# Partner?



## Evillordling (Jul 26, 2022)

Hello everyone!
I'm Evil - Nice to meet all of you!

I'm an older role-player I've been doing this for a while. I was wondering if people out there were interested in a rp? I'm currently in the mood for tf, tg, with pregnancy some kinks to it. I'll explain more to the person. Once they've arrived or asked what they are.  Also, +18 for people thank you.

Besides that. I'm interested in a lot of different idea's if you have a rp or something interesting. I'll let you know, how I feel about it. Also one more thing. IF you are done rping. Just please tell me.. Don't let me wait 2 or 4 months later to let me know. You aren't responding back. Please just be respectful. As I will do the same.

Fantasy based, modern era. Sci-fi. All different kinds of settings are good with me as well.

For replies. I don't expect some elaborate novel long experience. I would love just to have. 1 - 3 paragraphs with at least 5 sentences in each. I promise you. I'll do my best for whomever I rp with. I wish for us to have a good experience.

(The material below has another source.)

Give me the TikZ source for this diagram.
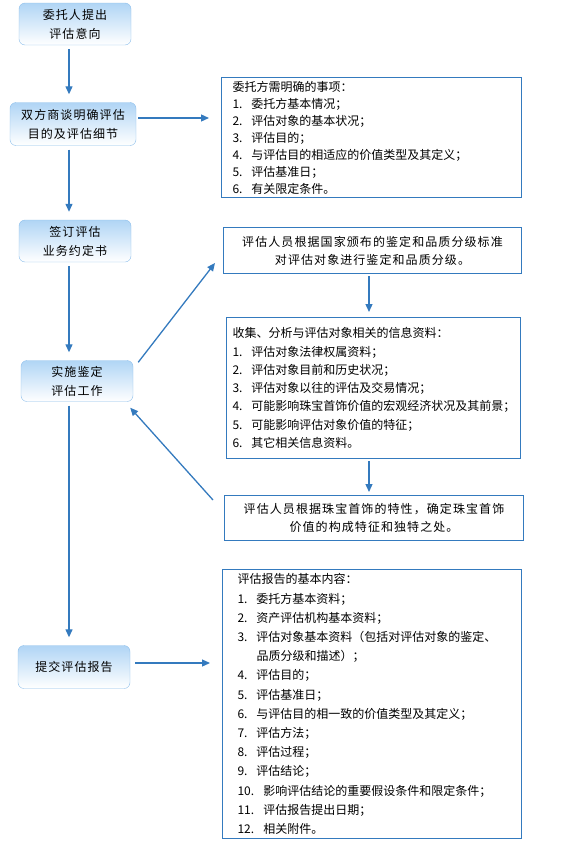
\documentclass[tikz,border=0pt]{standalone}
\usepackage{fontspec}
\setmainfont{Noto Sans CJK SC}
\newfontfamily\widecjk[LetterSpace=9]{Noto Sans CJK SC}
\usetikzlibrary{arrows.meta}

\definecolor{lineblue}{RGB}{52,122,190}
\definecolor{boxedge}{RGB}{140,190,235}
\definecolor{boxtop}{RGB}{176,213,245}

\newcommand{\itemno}[2][19pt]{\makebox[#1][l]{#2}}

\begin{document}
\begin{tikzpicture}[x=1pt, y=-1pt,
    flow/.style={draw=lineblue, line width=1.3pt, -{Triangle[length=8pt,width=7pt]}},
    stepbox/.style={draw=boxedge, rounded corners=6pt, top color=boxtop, bottom color=white,
        minimum width=112pt, minimum height=42pt, inner sep=0pt, align=center,
        font=\widecjk\fontsize{12}{19}\selectfont},
    listbox/.style={draw=lineblue, line width=1pt, anchor=north west, align=left, inner ysep=0pt},
    notebox/.style={draw=lineblue, line width=1pt, anchor=north west, align=center, inner sep=0pt,
        font=\widecjk\fontsize{12}{18}\selectfont}]
\useasboundingbox (0,0) rectangle (574,854);

% main steps
\node[stepbox] (intent) at (75,24) {委托人提出\\评估意向};
\node[stepbox, minimum width=126pt, minimum height=43pt] (talks) at (73,124) {双方商谈明确评估\\目的及评估细节};
\node[stepbox] (contract) at (75,241) {签订评估\\业务约定书};
\node[stepbox, minimum height=41pt] (work) at (77,381) {实施鉴定\\评估工作};
\node[stepbox, minimum height=43pt] (submit) at (74,667) {提交评估报告};

% notes on the right
\node[listbox, inner xsep=11pt, text width=278pt, minimum height=120pt,
      font=\fontsize{12}{17}\selectfont] (matters) at (221,77) {%
    委托方需明确的事项：\\
    \itemno{1.}委托方基本情况；\\
    \itemno{2.}评估对象的基本状况；\\
    \itemno{3.}评估目的；\\
    \itemno{4.}与评估目的相适应的价值类型及其定义；\\
    \itemno{5.}评估基准日；\\
    \itemno{6.}有关限定条件。};

\node[notebox, text width=298pt, minimum height=46pt] (grading) at (223,227) {%
    评估人员根据国家颁布的鉴定和品质分级标准\\对评估对象进行鉴定和品质分级。};

\node[listbox, inner xsep=6pt, text width=282pt, minimum height=141pt,
      font=\fontsize{12}{18.3}\selectfont] (collect) at (226,317) {%
    收集、分析与评估对象相关的信息资料：\\
    \itemno{1.}评估对象法律权属资料；\\
    \itemno{2.}评估对象目前和历史状况；\\
    \itemno{3.}评估对象以往的评估及交易情况；\\
    \itemno{4.}可能影响珠宝首饰价值的宏观经济状况及其前景；\\
    \itemno{5.}可能影响评估对象价值的特征；\\
    \itemno{6.}其它相关信息资料。};

\node[notebox, text width=299pt, minimum height=45pt] (traits) at (224,495) {%
    评估人员根据珠宝首饰的特性，确定珠宝首饰\\价值的构成特征和独特之处。};

\node[listbox, inner xsep=15pt, text width=269pt, minimum height=269pt,
      font=\fontsize{12}{19.2}\selectfont] (report) at (222,569) {%
    评估报告的基本内容：\\
    \itemno{1.}委托方基本资料；\\
    \itemno{2.}资产评估机构基本资料；\\
    \itemno{3.}评估对象基本资料（包括对评估对象的鉴定、\\
    \itemno{}品质分级和描述）；\\
    \itemno{4.}评估目的；\\
    \itemno{5.}评估基准日；\\
    \itemno{6.}与评估目的相一致的价值类型及其定义；\\
    \itemno{7.}评估方法；\\
    \itemno{8.}评估过程；\\
    \itemno{9.}评估结论；\\
    \itemno[26pt]{10.}影响评估结论的重要假设条件和限定条件；\\
    \itemno[26pt]{11.}评估报告提出日期；\\
    \itemno[26pt]{12.}相关附件。};

% connectors
\coordinate (axis) at (69,0);
\draw[flow, shorten <=4pt, shorten >=8pt] (intent.south -| axis) -- (talks.north -| axis);
\draw[flow, shorten <=4pt, shorten >=8pt] (talks.south -| axis) -- (contract.north -| axis);
\draw[flow, shorten <=4pt, shorten >=8pt] (contract.south -| axis) -- (work.north -| axis);
\draw[flow, shorten <=4pt, shorten >=8pt] (work.south -| axis) -- (submit.north -| axis);

\coordinate (row1) at (0,118);
\draw[flow, shorten <=2pt, shorten >=12pt] (talks.east |- row1) -- (matters.west |- row1);
\coordinate (row2) at (0,663);
\draw[flow, shorten <=5pt, shorten >=12pt] (submit.east |- row2) -- (report.west |- row2);

\draw[flow] ([xshift=5pt,yshift=-2pt]work.north east) -- ([xshift=-8pt,yshift=11pt]grading.south west);
\draw[flow, shorten <=2pt, shorten >=5pt] (grading.south -| 369,0) -- (collect.north -| 369,0);
\draw[flow, shorten <=2pt, shorten >=3pt] (collect.south -| 369,0) -- (traits.north -| 369,0);
\draw[flow] ([xshift=-11pt,yshift=-5pt]traits.north west) -- ([xshift=-3pt,yshift=-6pt]work.south east);
\end{tikzpicture}
\end{document}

Thank you for stopping by!

Also Good luck on your search!!


----------



## Evillordling (Jul 28, 2022)

Bumpers


----------



## Mysticstar Moonrise (Jul 28, 2022)

I'd hit you up but sadly I can't consistently write 1 paragraph let alone 3 due to some mental issues but I wish ya luck in finding an rp partner


----------



## deadlysnoot (Jul 29, 2022)

Possibly interested?


----------



## Evillordling (Jul 30, 2022)

bump


----------



## Evillordling (Aug 3, 2022)

Bumps


----------



## Evillordling (Aug 7, 2022)

Bumples


----------



## Julesfuller (Aug 18, 2022)

I would but doing that much in responses each time would be very difficult for me even though I really do like the thought of it I'm conflicted about this


----------